Columna publicada el domingo 20 de agosto de 2023 en La Tercera.

Desde hace un tiempo el castigo parece ser el único vínculo entre política y ciudadanía. El caso argentino es la última muestra de ello: una sociedad angustiada por la crisis económica y hastiada de una política disfuncional se vuelca sobre aquel que promete barrer con todo. Es el “voto bronca”, en jerga trasandina, dispuesto a apoyar lo que sea con tal de cobrar cuentas a quienes siempre salen libres de polvo y paja. La catarsis que ofrece Javier Milei a la frustrada sociedad argentina moviliza a los votantes para lo que Pierre Rosanvallon ha definido como una “deselección”. El voto hoy es negativo: verdaderos juicios políticos para echar abajo a quienes creían haber conectado al fin con la indomable ciudadanía.

Chile no escapa a esta realidad, y por eso el triunfo de Milei inquieta. El voto de castigo es el elemento común a los distintos hitos electorales del último tiempo. Se ha hablado de un péndulo, del paso abrupto y arbitrario de una identificación de izquierda a una de derecha, cuando la verdad es que, de Bachelet a Piñera, del casi triunfo de JAK a la elección de Gabriel Boric, del éxito de la Lista del Pueblo a la hegemonía republicana (¡del Apruebo al Rechazo!) no hay tanto de saltos ideológicos como de la expresión sucesiva de un enojo que no logra ser canalizado. Seguro que en cada caso ha habido algo más que castigo. Conexión momentánea con el ánimo ambiente. Pero lo que se mantiene es la protesta, la deselección, el uso del voto para gritarle a las autoridades que no cumplen lo que prometen ni ayudan a mejorar sus vidas. Mientras tanto, cada ganador intenta convencerse de que es más que el castigo lo que explica su triunfo. Vemos así el paso automático a la borrachera electoral que cree que lo que te hizo ganar te permitirá gobernar. Y lo que sigue es también guion conocido: una caída libre que termina entregando el cargo al que está en el otro lado del espectro político.

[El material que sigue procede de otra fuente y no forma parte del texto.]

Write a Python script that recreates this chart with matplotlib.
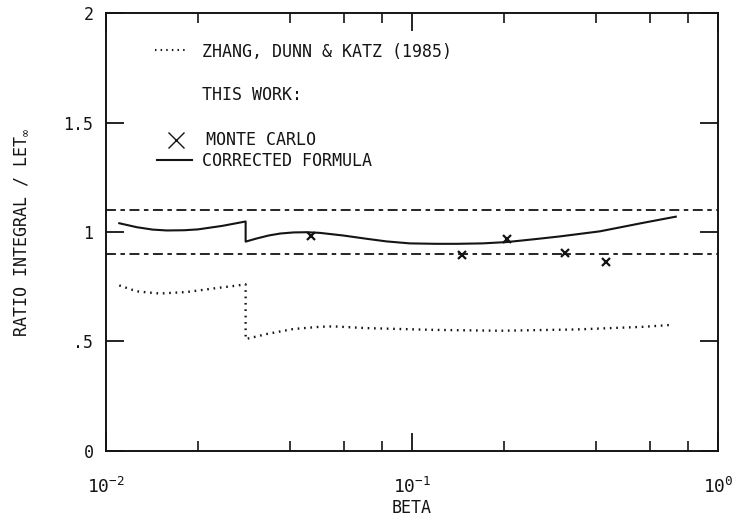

El castigo es un vínculo político tan efectivo como precario. No es adhesión a un programa ni identificación ideológica, y está dispuesto a plegarse a figuras controvertidas. Después de todo, se trata de un lazo circunstancial que luego simplemente se abandona. El escepticismo ciudadano se combina así con el oportunismo político, en una relación instrumental que impide construir proyectos de largo plazo. Y mientras las personas confirman una y otra vez que a los políticos no les interesa más que el poder, las autoridades se enfrascan en disputas internas que les permitirán traer a su lado, aunque sea por un instante, el enojo. ¿De qué sirve colaborar o conversar? Y es que resulta tentador evitarlo. Cuando la fractura entre política y sociedad es tan profunda, no parece haber más alternativa que aferrarse a lo poco que queda. Peor es nada.

¿Cómo escapar a este círculo vicioso? La extensión del problema en tantas partes del mundo revela que la respuesta no es sencilla. Sin embargo, el mismo castigo puede dar algunas señales, siempre que se esté dispuesto a interpretarlo antes que usarlo en provecho propio. Al menos para el caso chileno, en cada ocasión en que el castigo ha sido ejercido, las personas han intentado decir algo más: que el sistema político funcione, que se alcancen acuerdos, que se entregue certeza. Pero tomar nota de ello exige renuncias y la apertura a perder la sintonía momentánea que asegura precariamente el poder. Tal vez el encuentro tenso, pero honesto, del oficialismo y la oposición esta semana sea un primer paso para responder a esos reclamos. Más vale aferrarse a esa esperanza, porque no hay otro antídoto para contener a los advenedizos que prometen cobrar venganza.